Your instructions: Retype the whole listing verbatim and keep the pictures out of it.

>> start Material

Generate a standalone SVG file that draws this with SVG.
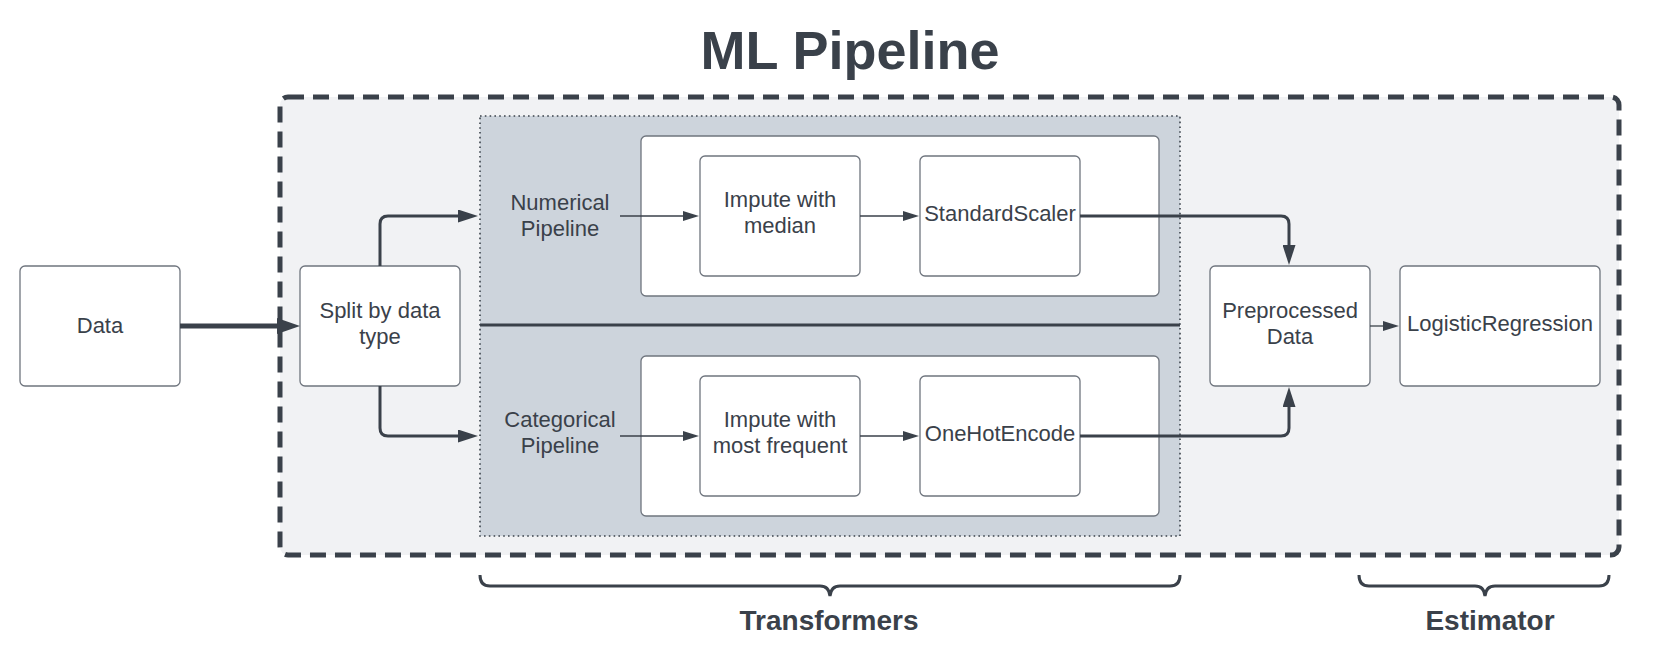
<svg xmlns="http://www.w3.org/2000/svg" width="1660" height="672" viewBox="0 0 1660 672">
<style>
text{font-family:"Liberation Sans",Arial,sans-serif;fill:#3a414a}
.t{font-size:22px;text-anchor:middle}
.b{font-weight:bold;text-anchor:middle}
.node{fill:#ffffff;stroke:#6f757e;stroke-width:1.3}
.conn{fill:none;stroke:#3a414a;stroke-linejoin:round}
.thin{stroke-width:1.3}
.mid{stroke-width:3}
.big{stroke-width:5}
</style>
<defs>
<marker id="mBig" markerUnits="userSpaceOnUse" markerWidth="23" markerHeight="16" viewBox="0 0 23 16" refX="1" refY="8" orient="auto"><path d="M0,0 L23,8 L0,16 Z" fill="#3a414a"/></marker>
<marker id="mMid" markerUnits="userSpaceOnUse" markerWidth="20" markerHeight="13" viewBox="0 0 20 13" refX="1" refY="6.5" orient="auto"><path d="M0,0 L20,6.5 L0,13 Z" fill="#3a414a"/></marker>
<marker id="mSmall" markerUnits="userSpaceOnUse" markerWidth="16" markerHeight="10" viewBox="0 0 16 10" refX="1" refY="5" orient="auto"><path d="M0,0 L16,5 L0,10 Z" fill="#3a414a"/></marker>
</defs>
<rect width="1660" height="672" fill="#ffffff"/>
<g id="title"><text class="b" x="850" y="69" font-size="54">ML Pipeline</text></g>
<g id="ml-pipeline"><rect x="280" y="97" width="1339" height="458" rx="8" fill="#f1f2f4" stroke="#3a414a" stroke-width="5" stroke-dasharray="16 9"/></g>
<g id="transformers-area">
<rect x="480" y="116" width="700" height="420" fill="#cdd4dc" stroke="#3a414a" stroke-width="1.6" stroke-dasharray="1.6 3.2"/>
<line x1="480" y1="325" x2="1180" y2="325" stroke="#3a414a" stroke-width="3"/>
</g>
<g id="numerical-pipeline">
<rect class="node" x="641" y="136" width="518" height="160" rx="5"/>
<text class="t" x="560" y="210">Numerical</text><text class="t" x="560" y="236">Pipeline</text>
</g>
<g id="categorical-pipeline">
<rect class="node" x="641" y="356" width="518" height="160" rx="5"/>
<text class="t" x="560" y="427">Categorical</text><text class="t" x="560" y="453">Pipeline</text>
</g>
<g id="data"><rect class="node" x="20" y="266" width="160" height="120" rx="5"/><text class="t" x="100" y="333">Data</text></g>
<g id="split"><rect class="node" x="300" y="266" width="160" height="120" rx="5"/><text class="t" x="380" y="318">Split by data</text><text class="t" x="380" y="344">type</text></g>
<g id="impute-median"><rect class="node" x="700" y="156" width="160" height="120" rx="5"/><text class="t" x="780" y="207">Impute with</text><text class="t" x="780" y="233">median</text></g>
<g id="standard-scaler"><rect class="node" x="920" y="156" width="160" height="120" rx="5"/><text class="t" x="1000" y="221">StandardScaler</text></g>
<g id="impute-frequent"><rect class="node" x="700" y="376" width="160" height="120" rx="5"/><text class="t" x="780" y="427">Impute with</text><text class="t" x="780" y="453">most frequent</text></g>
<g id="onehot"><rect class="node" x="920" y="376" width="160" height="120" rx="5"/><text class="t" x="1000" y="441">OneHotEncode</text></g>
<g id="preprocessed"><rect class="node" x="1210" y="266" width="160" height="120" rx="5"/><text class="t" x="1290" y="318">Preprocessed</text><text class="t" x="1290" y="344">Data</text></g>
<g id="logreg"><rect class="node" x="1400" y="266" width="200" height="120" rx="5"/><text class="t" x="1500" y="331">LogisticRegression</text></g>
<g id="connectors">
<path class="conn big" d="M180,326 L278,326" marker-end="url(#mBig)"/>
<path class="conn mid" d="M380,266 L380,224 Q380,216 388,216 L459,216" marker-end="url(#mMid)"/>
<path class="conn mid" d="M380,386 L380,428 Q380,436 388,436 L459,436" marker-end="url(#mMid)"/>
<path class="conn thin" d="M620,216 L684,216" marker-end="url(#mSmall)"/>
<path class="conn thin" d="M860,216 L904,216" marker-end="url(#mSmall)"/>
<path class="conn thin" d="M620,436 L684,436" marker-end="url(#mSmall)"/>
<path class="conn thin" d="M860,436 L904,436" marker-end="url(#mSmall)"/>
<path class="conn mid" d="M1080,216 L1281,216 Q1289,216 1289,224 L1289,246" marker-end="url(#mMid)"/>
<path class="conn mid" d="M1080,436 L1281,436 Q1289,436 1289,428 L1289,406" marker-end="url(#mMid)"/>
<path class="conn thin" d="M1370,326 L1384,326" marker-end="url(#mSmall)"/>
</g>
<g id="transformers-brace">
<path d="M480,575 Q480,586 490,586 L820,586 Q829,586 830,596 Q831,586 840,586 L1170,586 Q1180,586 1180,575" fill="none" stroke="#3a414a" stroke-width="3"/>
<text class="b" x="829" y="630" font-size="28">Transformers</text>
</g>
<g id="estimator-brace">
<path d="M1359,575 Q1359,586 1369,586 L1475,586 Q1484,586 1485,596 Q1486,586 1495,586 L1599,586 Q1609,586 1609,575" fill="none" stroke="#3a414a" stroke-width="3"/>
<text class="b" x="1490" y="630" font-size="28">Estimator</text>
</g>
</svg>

>> end Material

Task solution:
Generate a standalone SVG file that draws this with SVG.
<svg xmlns="http://www.w3.org/2000/svg" width="1660" height="672" viewBox="0 0 1660 672">
<style>
text{font-family:"Liberation Sans",Arial,sans-serif;fill:#3a414a}
.t{font-size:22px;text-anchor:middle}
.b{font-weight:bold;text-anchor:middle}
.node{fill:#ffffff;stroke:#6f757e;stroke-width:1.3}
.conn{fill:none;stroke:#3a414a;stroke-linejoin:round}
.thin{stroke-width:1.3}
.mid{stroke-width:3}
.big{stroke-width:5}
</style>
<defs>
<marker id="mBig" markerUnits="userSpaceOnUse" markerWidth="23" markerHeight="16" viewBox="0 0 23 16" refX="1" refY="8" orient="auto"><path d="M0,0 L23,8 L0,16 Z" fill="#3a414a"/></marker>
<marker id="mMid" markerUnits="userSpaceOnUse" markerWidth="20" markerHeight="13" viewBox="0 0 20 13" refX="1" refY="6.5" orient="auto"><path d="M0,0 L20,6.5 L0,13 Z" fill="#3a414a"/></marker>
<marker id="mSmall" markerUnits="userSpaceOnUse" markerWidth="16" markerHeight="10" viewBox="0 0 16 10" refX="1" refY="5" orient="auto"><path d="M0,0 L16,5 L0,10 Z" fill="#3a414a"/></marker>
</defs>
<rect width="1660" height="672" fill="#ffffff"/>
<g id="title"><text class="b" x="850" y="69" font-size="54">ML Pipeline</text></g>
<g id="ml-pipeline"><rect x="280" y="97" width="1339" height="458" rx="8" fill="#f1f2f4" stroke="#3a414a" stroke-width="5" stroke-dasharray="16 9"/></g>
<g id="transformers-area">
<rect x="480" y="116" width="700" height="420" fill="#cdd4dc" stroke="#3a414a" stroke-width="1.6" stroke-dasharray="1.6 3.2"/>
<line x1="480" y1="325" x2="1180" y2="325" stroke="#3a414a" stroke-width="3"/>
</g>
<g id="numerical-pipeline">
<rect class="node" x="641" y="136" width="518" height="160" rx="5"/>
<text class="t" x="560" y="210">Numerical</text><text class="t" x="560" y="236">Pipeline</text>
</g>
<g id="categorical-pipeline">
<rect class="node" x="641" y="356" width="518" height="160" rx="5"/>
<text class="t" x="560" y="427">Categorical</text><text class="t" x="560" y="453">Pipeline</text>
</g>
<g id="data"><rect class="node" x="20" y="266" width="160" height="120" rx="5"/><text class="t" x="100" y="333">Data</text></g>
<g id="split"><rect class="node" x="300" y="266" width="160" height="120" rx="5"/><text class="t" x="380" y="318">Split by data</text><text class="t" x="380" y="344">type</text></g>
<g id="impute-median"><rect class="node" x="700" y="156" width="160" height="120" rx="5"/><text class="t" x="780" y="207">Impute with</text><text class="t" x="780" y="233">median</text></g>
<g id="standard-scaler"><rect class="node" x="920" y="156" width="160" height="120" rx="5"/><text class="t" x="1000" y="221">StandardScaler</text></g>
<g id="impute-frequent"><rect class="node" x="700" y="376" width="160" height="120" rx="5"/><text class="t" x="780" y="427">Impute with</text><text class="t" x="780" y="453">most frequent</text></g>
<g id="onehot"><rect class="node" x="920" y="376" width="160" height="120" rx="5"/><text class="t" x="1000" y="441">OneHotEncode</text></g>
<g id="preprocessed"><rect class="node" x="1210" y="266" width="160" height="120" rx="5"/><text class="t" x="1290" y="318">Preprocessed</text><text class="t" x="1290" y="344">Data</text></g>
<g id="logreg"><rect class="node" x="1400" y="266" width="200" height="120" rx="5"/><text class="t" x="1500" y="331">LogisticRegression</text></g>
<g id="connectors">
<path class="conn big" d="M180,326 L278,326" marker-end="url(#mBig)"/>
<path class="conn mid" d="M380,266 L380,224 Q380,216 388,216 L459,216" marker-end="url(#mMid)"/>
<path class="conn mid" d="M380,386 L380,428 Q380,436 388,436 L459,436" marker-end="url(#mMid)"/>
<path class="conn thin" d="M620,216 L684,216" marker-end="url(#mSmall)"/>
<path class="conn thin" d="M860,216 L904,216" marker-end="url(#mSmall)"/>
<path class="conn thin" d="M620,436 L684,436" marker-end="url(#mSmall)"/>
<path class="conn thin" d="M860,436 L904,436" marker-end="url(#mSmall)"/>
<path class="conn mid" d="M1080,216 L1281,216 Q1289,216 1289,224 L1289,246" marker-end="url(#mMid)"/>
<path class="conn mid" d="M1080,436 L1281,436 Q1289,436 1289,428 L1289,406" marker-end="url(#mMid)"/>
<path class="conn thin" d="M1370,326 L1384,326" marker-end="url(#mSmall)"/>
</g>
<g id="transformers-brace">
<path d="M480,575 Q480,586 490,586 L820,586 Q829,586 830,596 Q831,586 840,586 L1170,586 Q1180,586 1180,575" fill="none" stroke="#3a414a" stroke-width="3"/>
<text class="b" x="829" y="630" font-size="28">Transformers</text>
</g>
<g id="estimator-brace">
<path d="M1359,575 Q1359,586 1369,586 L1475,586 Q1484,586 1485,596 Q1486,586 1495,586 L1599,586 Q1609,586 1609,575" fill="none" stroke="#3a414a" stroke-width="3"/>
<text class="b" x="1490" y="630" font-size="28">Estimator</text>
</g>
</svg>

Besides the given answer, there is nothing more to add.